In The Last Thing He Wanted Elena McMahon walks in and out of lives that three other people could have lived. She is the daughter of an arms dealer who becomes a reporter, marries a Hollywood mogul, goes back to being a reporter, and then does a favor for her father, which plunges her into his world. Didion makes a case for the possibility that Elena is not at home in any of these lives and that in all cases she is playing a role that amounts to a masquerade. I am not a reader of thrillers, but I get the feeling that she has set a literary novel amid the landscape of a spy thriller. The effect is disquieting, as if you really had to care about everyone as they face all kinds of danger.

This short, tense novel takes place in 1984 during the arms supply scheme that became known as the Iran/Contra affair.
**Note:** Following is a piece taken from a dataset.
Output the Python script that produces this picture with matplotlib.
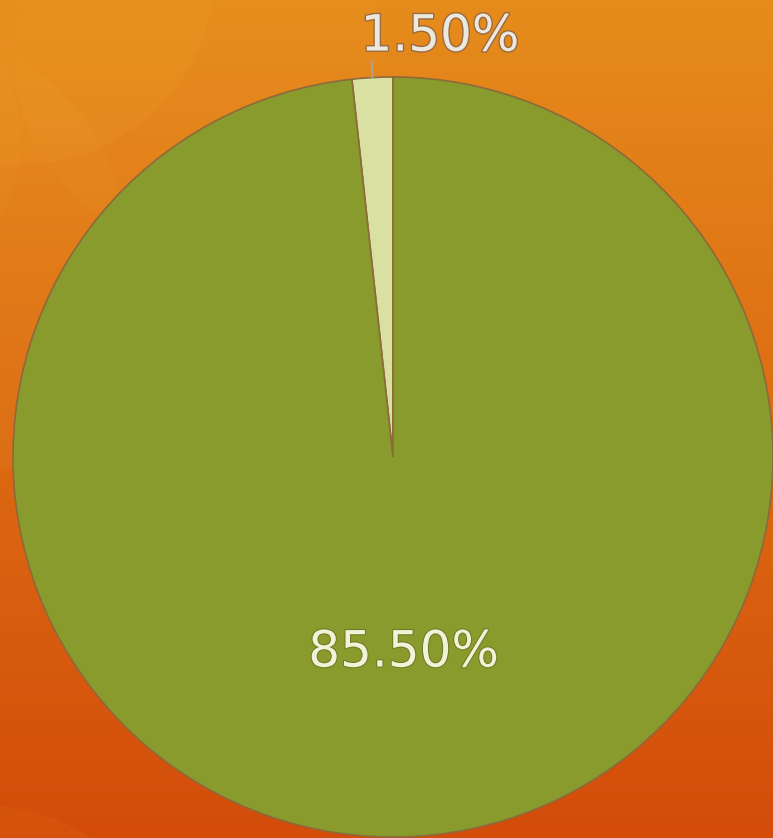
import numpy as np
import matplotlib
matplotlib.use("Agg")
import matplotlib.pyplot as plt
from matplotlib.patches import Circle
import matplotlib.patheffects as pe

# data
labels = ["1.50%", "85.50%"]
values = [1.5, 85.5]
colors = ["#d8e0a2", "#8a9b2d"]

W, H = 773, 838
fig = plt.figure(figsize=(W / 100, H / 100), dpi=100)
ax = fig.add_axes([0, 0, 1, 1])

# background gradient (top orange -> bottom red-orange)
top = np.array([0xe6, 0x8c, 0x1c]) / 255
bot = np.array([0xd3, 0x4c, 0x0a]) / 255
t = np.linspace(0, 1, 256)[:, None]
grad = (top[None, :] * (1 - t) + bot[None, :] * t)[:, None, :]
ax.imshow(grad, extent=[0, W, 0, H], aspect="auto", zorder=0, origin="upper")

# decorative translucent circles (y measured from top)
for cx, cy, r, a in [(20, -30, 195, 0.07), (200, 60, 185, 0.04),
                     (-110, 260, 240, 0.05), (-150, 140, 170, 0.04),
                     (-20, 1010, 205, 0.05)]:
    ax.add_patch(Circle((cx, H - cy), r, facecolor="#ffd050", alpha=a,
                        edgecolor="none", zorder=1))

center = (393, H - 457)
radius = 380
wedges, _ = ax.pie(values, colors=colors, startangle=90, counterclock=True,
                   center=center, radius=radius, frame=True,
                   wedgeprops=dict(edgecolor="#8c6a3a", linewidth=1.2))
for w in wedges:
    w.set_zorder(3)
ax.set_xlim(0, W)
ax.set_ylim(0, H)
ax.set_aspect("equal")
ax.axis("off")

# labels
w_small, w_big = wedges
# big slice label inside
mid = np.deg2rad((w_big.theta1 + w_big.theta2) / 2)
ax.text(center[0] + 0.51 * radius * np.cos(mid),
        center[1] + 0.51 * radius * np.sin(mid) - 2, labels[1],
        ha="center", va="center", fontsize=36, color="#f2f2d8",
        family="DejaVu Sans", zorder=5,
        path_effects=[pe.withStroke(linewidth=1.5, foreground="#6f7a25")])

# small slice label outside with leader
mid = np.deg2rad((w_small.theta1 + w_small.theta2) / 2)
x0 = center[0] + radius * np.cos(mid)
y0 = center[1] + radius * np.sin(mid)
x1 = center[0] + (radius + 16) * np.cos(mid)
y1 = center[1] + (radius + 16) * np.sin(mid)
ax.plot([x0, x1], [y0, y1], color="#b0a090", lw=1.5, zorder=4)
ax.text(x1 - 11, y1 + 1, labels[0], ha="left", va="bottom", fontsize=36,
        color="#ebe8e0", family="DejaVu Sans", zorder=5,
        path_effects=[pe.withStroke(linewidth=2, foreground="#9a6a40")])

fig.savefig("out.png", dpi=100)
Elena is an innocent woman who gets caught up in events that are beyond her ken. Didion builds and sustains tension through repetition. She uses the same phrases and sentences over and over, deconstructs them and then uses the pieces. Her paragraphs very in length. One really long one will be followed by several that are one or two sentences long. Or one word long. It creates the sensation of being on a moving floor; you are off balance whether you walk with or against the movement and fill ill at ease if you try to stand still.
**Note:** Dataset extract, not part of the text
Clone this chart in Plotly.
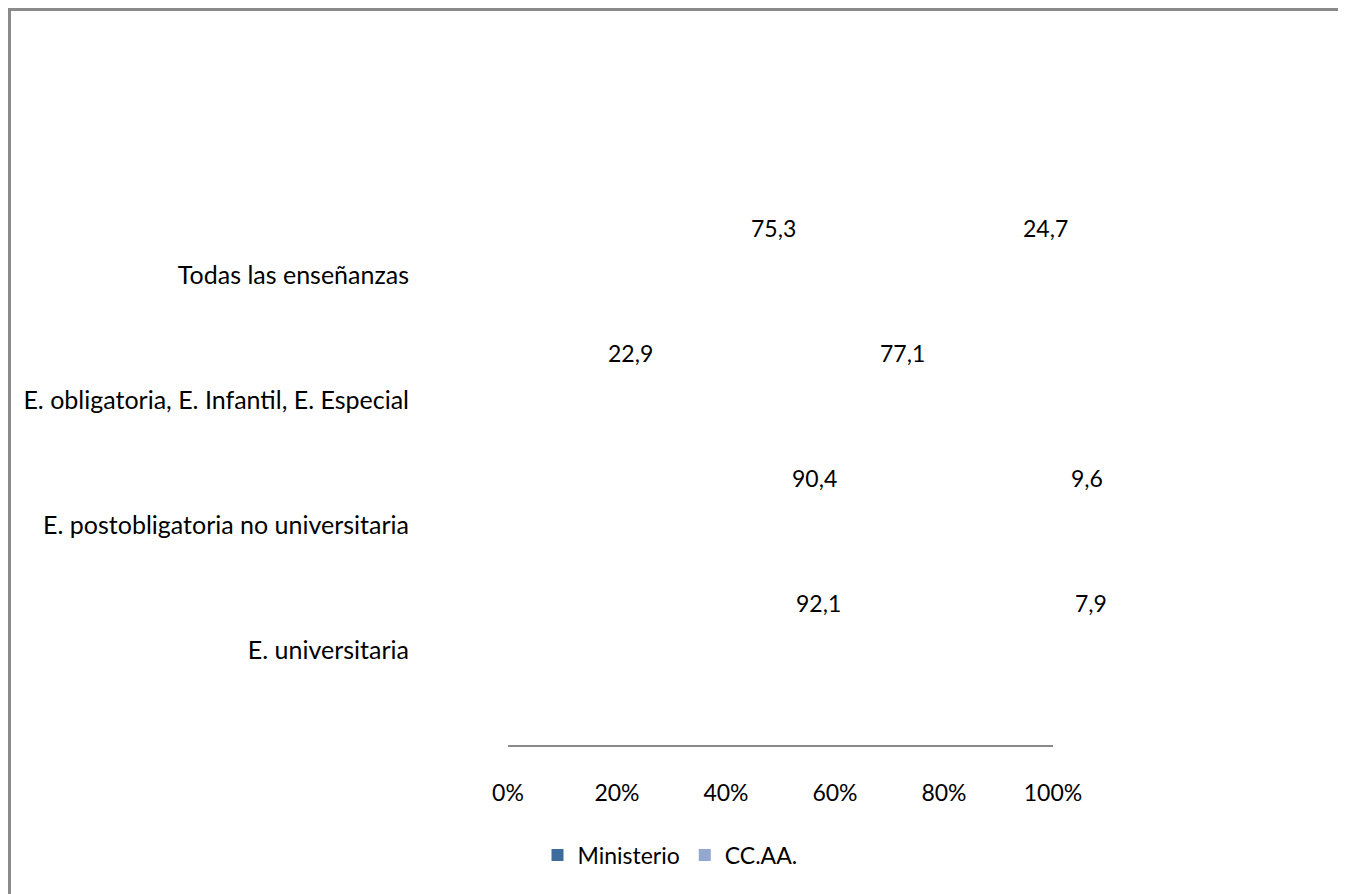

The narrator is a journalist very much like Didion herself. The conceit of the narration is that she is reconstructing the story she is telling from documents, interviews, and her own recollections of Elena, whom she knew very slightly. But as Didion did herself in her own non-fiction writing, the narrator gets inside the heads of Elena and at least one other character, Treat Morrison, and lets us know what they were thinking at a given moment in the past. This is, of course, impossible and would completely destroy the conceit if the writer was anyone other than Didion (or a few other New Journalists capable of this sort of art).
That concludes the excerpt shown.